* Stored items *

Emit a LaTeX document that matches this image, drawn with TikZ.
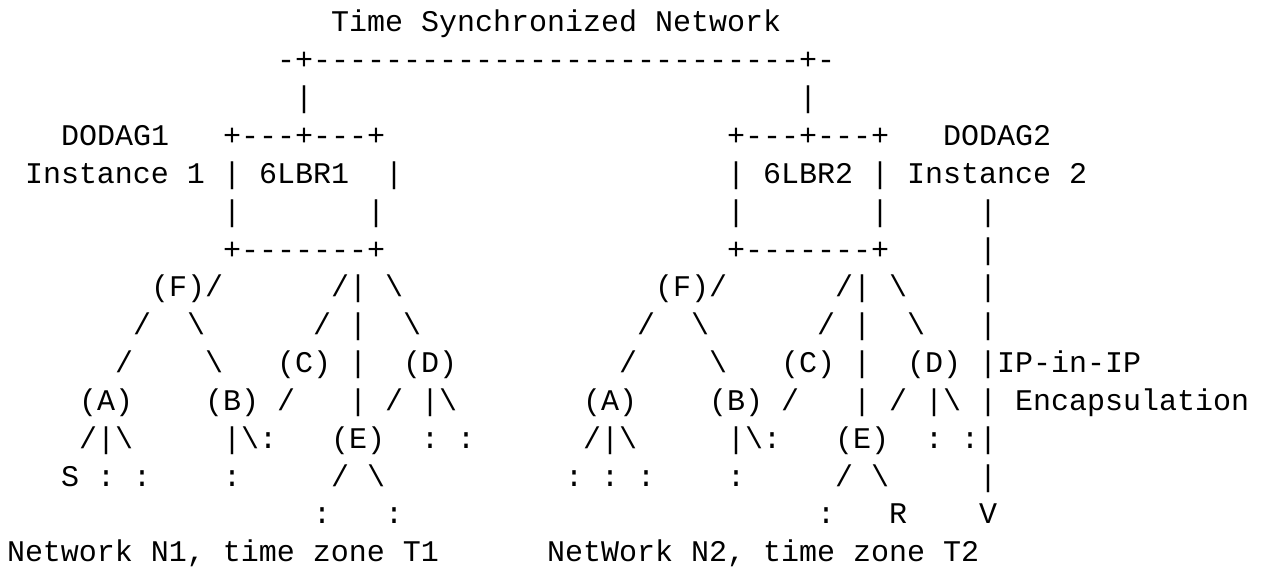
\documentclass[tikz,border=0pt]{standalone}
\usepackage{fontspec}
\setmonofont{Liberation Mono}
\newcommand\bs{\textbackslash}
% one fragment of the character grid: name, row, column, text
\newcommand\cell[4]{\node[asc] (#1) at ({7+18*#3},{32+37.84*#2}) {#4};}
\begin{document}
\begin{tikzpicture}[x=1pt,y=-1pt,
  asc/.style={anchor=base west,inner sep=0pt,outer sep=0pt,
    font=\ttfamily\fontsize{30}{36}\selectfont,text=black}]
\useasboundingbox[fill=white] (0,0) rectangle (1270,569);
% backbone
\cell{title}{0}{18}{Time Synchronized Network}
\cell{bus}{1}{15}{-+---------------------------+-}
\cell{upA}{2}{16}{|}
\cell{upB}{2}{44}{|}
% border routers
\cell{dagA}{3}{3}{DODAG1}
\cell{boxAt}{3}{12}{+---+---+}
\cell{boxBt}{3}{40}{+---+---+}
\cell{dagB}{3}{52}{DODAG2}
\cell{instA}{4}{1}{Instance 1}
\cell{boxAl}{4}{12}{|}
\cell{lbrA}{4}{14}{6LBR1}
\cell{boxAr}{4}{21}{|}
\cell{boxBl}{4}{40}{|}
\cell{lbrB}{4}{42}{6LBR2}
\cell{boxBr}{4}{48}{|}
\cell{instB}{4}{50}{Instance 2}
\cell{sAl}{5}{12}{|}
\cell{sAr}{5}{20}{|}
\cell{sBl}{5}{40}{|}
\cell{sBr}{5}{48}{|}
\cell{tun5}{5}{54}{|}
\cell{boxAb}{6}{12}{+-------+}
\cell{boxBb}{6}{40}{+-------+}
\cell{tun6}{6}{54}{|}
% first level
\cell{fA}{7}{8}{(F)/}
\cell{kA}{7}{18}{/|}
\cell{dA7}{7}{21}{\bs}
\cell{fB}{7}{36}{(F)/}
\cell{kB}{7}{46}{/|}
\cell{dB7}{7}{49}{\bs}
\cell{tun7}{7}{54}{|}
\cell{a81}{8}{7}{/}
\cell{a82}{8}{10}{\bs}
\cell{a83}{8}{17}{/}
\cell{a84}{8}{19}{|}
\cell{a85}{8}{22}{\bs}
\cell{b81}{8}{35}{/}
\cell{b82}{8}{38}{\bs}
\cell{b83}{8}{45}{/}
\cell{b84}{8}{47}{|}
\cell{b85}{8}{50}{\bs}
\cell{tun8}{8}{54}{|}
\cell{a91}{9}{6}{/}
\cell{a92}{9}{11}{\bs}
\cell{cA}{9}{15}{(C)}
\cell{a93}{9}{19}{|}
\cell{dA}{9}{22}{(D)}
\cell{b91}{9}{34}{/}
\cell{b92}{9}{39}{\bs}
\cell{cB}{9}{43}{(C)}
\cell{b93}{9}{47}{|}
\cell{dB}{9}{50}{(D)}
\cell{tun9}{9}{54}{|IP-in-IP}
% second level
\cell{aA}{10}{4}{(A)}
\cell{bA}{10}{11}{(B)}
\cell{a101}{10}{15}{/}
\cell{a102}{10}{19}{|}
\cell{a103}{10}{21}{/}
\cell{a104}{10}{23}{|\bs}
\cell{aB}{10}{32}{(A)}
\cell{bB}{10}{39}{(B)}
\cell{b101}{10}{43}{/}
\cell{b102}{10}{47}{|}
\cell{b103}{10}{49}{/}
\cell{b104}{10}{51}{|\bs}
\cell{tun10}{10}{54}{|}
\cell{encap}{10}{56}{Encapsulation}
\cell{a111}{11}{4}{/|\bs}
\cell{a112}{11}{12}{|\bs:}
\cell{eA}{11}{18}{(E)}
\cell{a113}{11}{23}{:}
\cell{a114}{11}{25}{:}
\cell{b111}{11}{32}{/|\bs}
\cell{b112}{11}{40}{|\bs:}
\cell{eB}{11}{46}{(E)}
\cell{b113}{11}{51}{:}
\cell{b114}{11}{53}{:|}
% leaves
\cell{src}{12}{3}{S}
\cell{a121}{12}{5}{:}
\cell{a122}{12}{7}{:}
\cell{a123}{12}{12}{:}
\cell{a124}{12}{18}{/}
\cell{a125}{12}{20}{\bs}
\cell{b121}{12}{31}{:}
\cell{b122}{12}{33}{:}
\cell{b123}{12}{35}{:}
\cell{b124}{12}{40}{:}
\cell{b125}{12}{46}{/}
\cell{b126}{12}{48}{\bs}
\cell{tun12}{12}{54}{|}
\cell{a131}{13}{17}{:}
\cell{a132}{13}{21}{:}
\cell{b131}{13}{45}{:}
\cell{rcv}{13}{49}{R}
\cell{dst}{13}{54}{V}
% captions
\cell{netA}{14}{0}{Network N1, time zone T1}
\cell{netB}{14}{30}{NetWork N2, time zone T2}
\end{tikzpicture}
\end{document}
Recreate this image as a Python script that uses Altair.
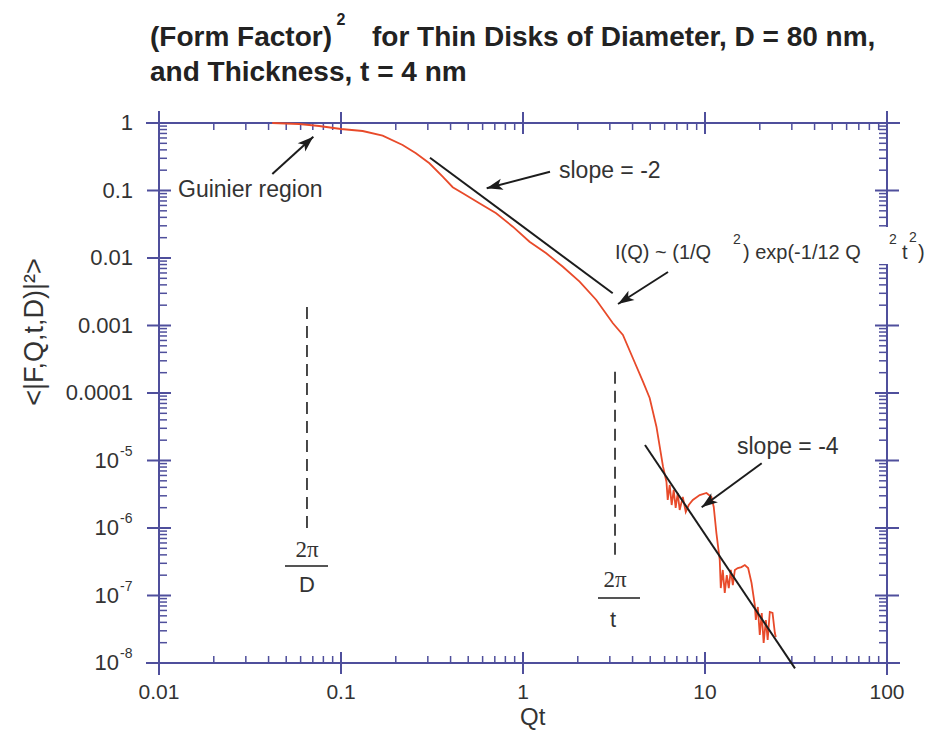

* Short exercise *
Reproduce the data above in full, exactly as it is, with the pictures left out.

* Answer below *
Emit a LaTeX document that matches this image, drawn with TikZ.
\documentclass[tikz,border=0pt]{standalone}
\usepackage{fontspec}
\setmonofont{Liberation Mono}
\newcommand\bs{\textbackslash}
% one fragment of the character grid: name, row, column, text
\newcommand\cell[4]{\node[asc] (#1) at ({7+18*#3},{32+37.84*#2}) {#4};}
\begin{document}
\begin{tikzpicture}[x=1pt,y=-1pt,
  asc/.style={anchor=base west,inner sep=0pt,outer sep=0pt,
    font=\ttfamily\fontsize{30}{36}\selectfont,text=black}]
\useasboundingbox[fill=white] (0,0) rectangle (1270,569);
% backbone
\cell{title}{0}{18}{Time Synchronized Network}
\cell{bus}{1}{15}{-+---------------------------+-}
\cell{upA}{2}{16}{|}
\cell{upB}{2}{44}{|}
% border routers
\cell{dagA}{3}{3}{DODAG1}
\cell{boxAt}{3}{12}{+---+---+}
\cell{boxBt}{3}{40}{+---+---+}
\cell{dagB}{3}{52}{DODAG2}
\cell{instA}{4}{1}{Instance 1}
\cell{boxAl}{4}{12}{|}
\cell{lbrA}{4}{14}{6LBR1}
\cell{boxAr}{4}{21}{|}
\cell{boxBl}{4}{40}{|}
\cell{lbrB}{4}{42}{6LBR2}
\cell{boxBr}{4}{48}{|}
\cell{instB}{4}{50}{Instance 2}
\cell{sAl}{5}{12}{|}
\cell{sAr}{5}{20}{|}
\cell{sBl}{5}{40}{|}
\cell{sBr}{5}{48}{|}
\cell{tun5}{5}{54}{|}
\cell{boxAb}{6}{12}{+-------+}
\cell{boxBb}{6}{40}{+-------+}
\cell{tun6}{6}{54}{|}
% first level
\cell{fA}{7}{8}{(F)/}
\cell{kA}{7}{18}{/|}
\cell{dA7}{7}{21}{\bs}
\cell{fB}{7}{36}{(F)/}
\cell{kB}{7}{46}{/|}
\cell{dB7}{7}{49}{\bs}
\cell{tun7}{7}{54}{|}
\cell{a81}{8}{7}{/}
\cell{a82}{8}{10}{\bs}
\cell{a83}{8}{17}{/}
\cell{a84}{8}{19}{|}
\cell{a85}{8}{22}{\bs}
\cell{b81}{8}{35}{/}
\cell{b82}{8}{38}{\bs}
\cell{b83}{8}{45}{/}
\cell{b84}{8}{47}{|}
\cell{b85}{8}{50}{\bs}
\cell{tun8}{8}{54}{|}
\cell{a91}{9}{6}{/}
\cell{a92}{9}{11}{\bs}
\cell{cA}{9}{15}{(C)}
\cell{a93}{9}{19}{|}
\cell{dA}{9}{22}{(D)}
\cell{b91}{9}{34}{/}
\cell{b92}{9}{39}{\bs}
\cell{cB}{9}{43}{(C)}
\cell{b93}{9}{47}{|}
\cell{dB}{9}{50}{(D)}
\cell{tun9}{9}{54}{|IP-in-IP}
% second level
\cell{aA}{10}{4}{(A)}
\cell{bA}{10}{11}{(B)}
\cell{a101}{10}{15}{/}
\cell{a102}{10}{19}{|}
\cell{a103}{10}{21}{/}
\cell{a104}{10}{23}{|\bs}
\cell{aB}{10}{32}{(A)}
\cell{bB}{10}{39}{(B)}
\cell{b101}{10}{43}{/}
\cell{b102}{10}{47}{|}
\cell{b103}{10}{49}{/}
\cell{b104}{10}{51}{|\bs}
\cell{tun10}{10}{54}{|}
\cell{encap}{10}{56}{Encapsulation}
\cell{a111}{11}{4}{/|\bs}
\cell{a112}{11}{12}{|\bs:}
\cell{eA}{11}{18}{(E)}
\cell{a113}{11}{23}{:}
\cell{a114}{11}{25}{:}
\cell{b111}{11}{32}{/|\bs}
\cell{b112}{11}{40}{|\bs:}
\cell{eB}{11}{46}{(E)}
\cell{b113}{11}{51}{:}
\cell{b114}{11}{53}{:|}
% leaves
\cell{src}{12}{3}{S}
\cell{a121}{12}{5}{:}
\cell{a122}{12}{7}{:}
\cell{a123}{12}{12}{:}
\cell{a124}{12}{18}{/}
\cell{a125}{12}{20}{\bs}
\cell{b121}{12}{31}{:}
\cell{b122}{12}{33}{:}
\cell{b123}{12}{35}{:}
\cell{b124}{12}{40}{:}
\cell{b125}{12}{46}{/}
\cell{b126}{12}{48}{\bs}
\cell{tun12}{12}{54}{|}
\cell{a131}{13}{17}{:}
\cell{a132}{13}{21}{:}
\cell{b131}{13}{45}{:}
\cell{rcv}{13}{49}{R}
\cell{dst}{13}{54}{V}
% captions
\cell{netA}{14}{0}{Network N1, time zone T1}
\cell{netB}{14}{30}{NetWork N2, time zone T2}
\end{tikzpicture}
\end{document}
Recreate this image as a Python script that uses Altair.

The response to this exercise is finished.